Shareholders in the NAB’s UK orphan Clydesdale Bank (CYB) had themselves to thank for the bottom line in the newly separated company’s first interim results.
The results contained a large charge for mis-sold payment protection insurance (PPI) being disclosed alongside an update on its digital push and some reasonable figures on earnings and capital.
Clydesdale shares jumped 10% on Wednesday after the release of the results to trade around $5.24, 34% higher than its local float price of $3.92.
Clydesdale, which listed in the UK in February, said in last night’s statement that a further charge of 450 million pounds for mis-sold PPI was “considered appropriate to meet current and future expectations of costs.”
But it pointed out that the effect on its bottom line would be significantly reduced due to the 1.7 billion pounds UK regulators had required NAB to set aside prior to their demerger to handle the cost of settling legacy issues, chief among them PPI.
That reserve was approved by NAB (and Clydesdale) shareholders, many of whom are still NAB shareholders as part of the spin-off process.
Clydesdale said that only 44 million pounds of that 450 million would impact the group’s income statement, Clydesdale said. “We consider that, based on our updated assumptions, the total cover remaining of £1.8 billion is sufficient to cover the costs of dealing with legacy conduct matters,” the bank added.
The announcement came as Clydesdale – now known officially as CYBG as it also operates the Yorkshire Bank business – reported its first-half results.
Net interest income rose 2.5% year-on-year to 400 million pounds in the six months to March, while underlying net income fell 4.2% to 107 million pounds.
The bank’s common equity tier one ratio, a measure of financial strength, was 13.2%, up from 12.1% a year earlier.
The bank’s shares began trading at 180p in February and they closed at 236.75p on Monday.

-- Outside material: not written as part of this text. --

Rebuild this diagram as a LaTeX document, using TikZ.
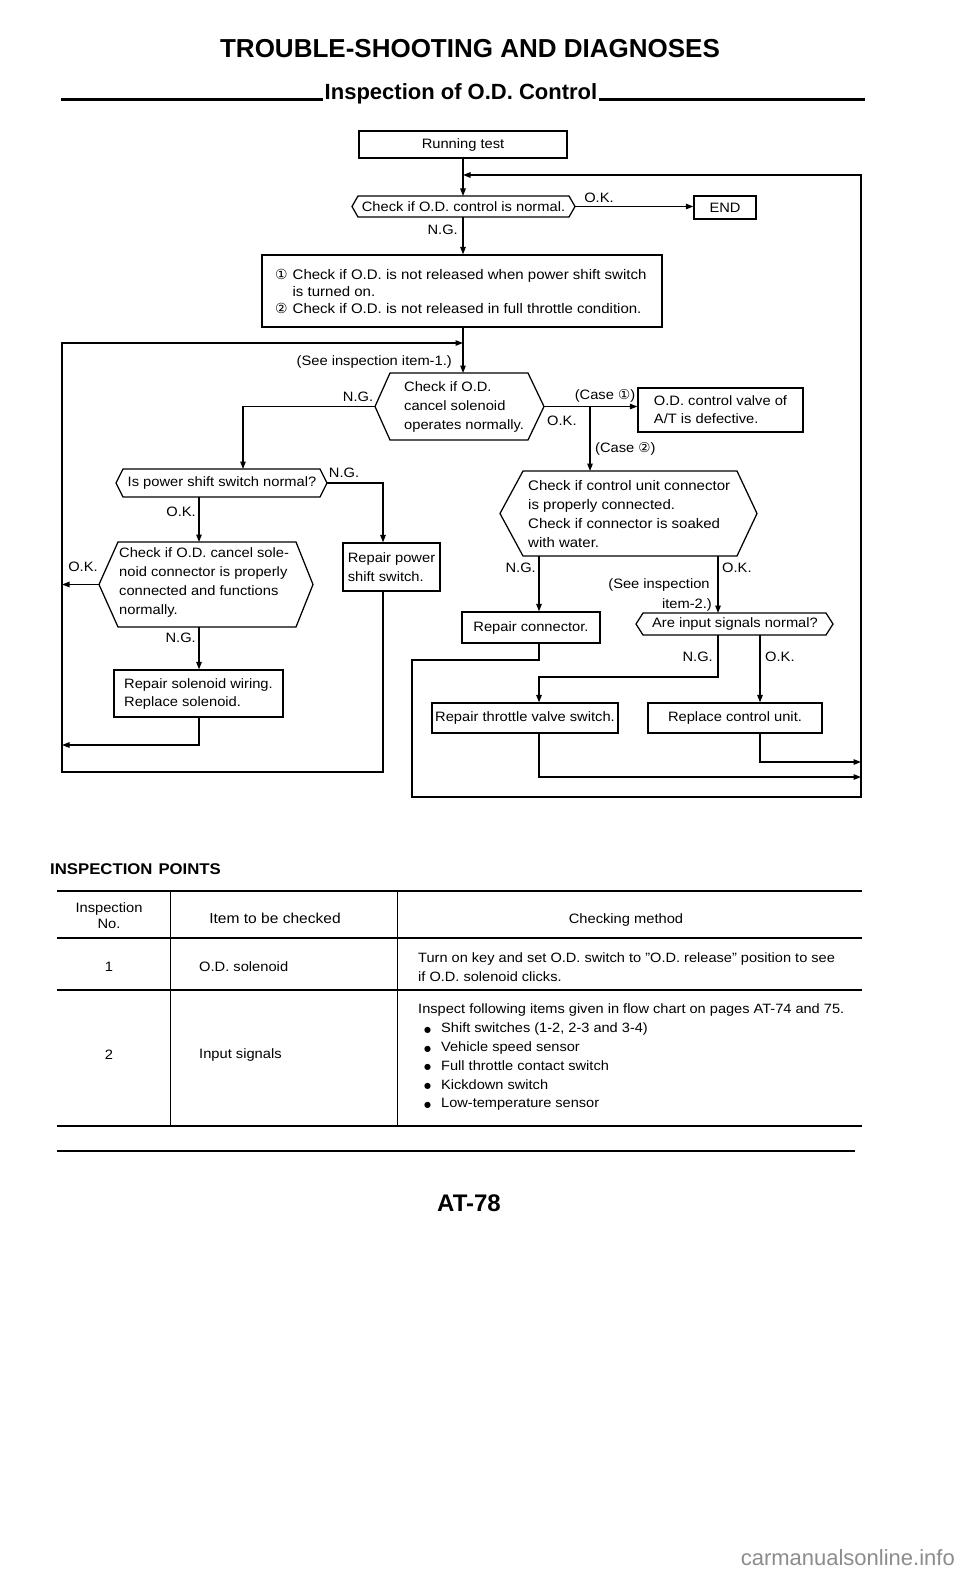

In the statement, CEO David Duffy said:
“We have a strong momentum in our business, continuing to grow ahead of the market in mortgages and over £1 billion of SME loans and facilities were made available in the first half.
“We have also seen encouraging growth in current accounts, with a number of our new products leading the field and making it quicker, simpler and more convenient for customers to access our services."
But compared to its former parent, Clydesdale has a lot of work to do. Underlying return on equity was just 4.5%, NAB’s was more than 14%, The underlying cost to income ratio was a massive 72 cents in the dollar (72%), the NAB’s is under 45%. Its underlying net interest margin was 2.25%, NAB’s, 1.93%.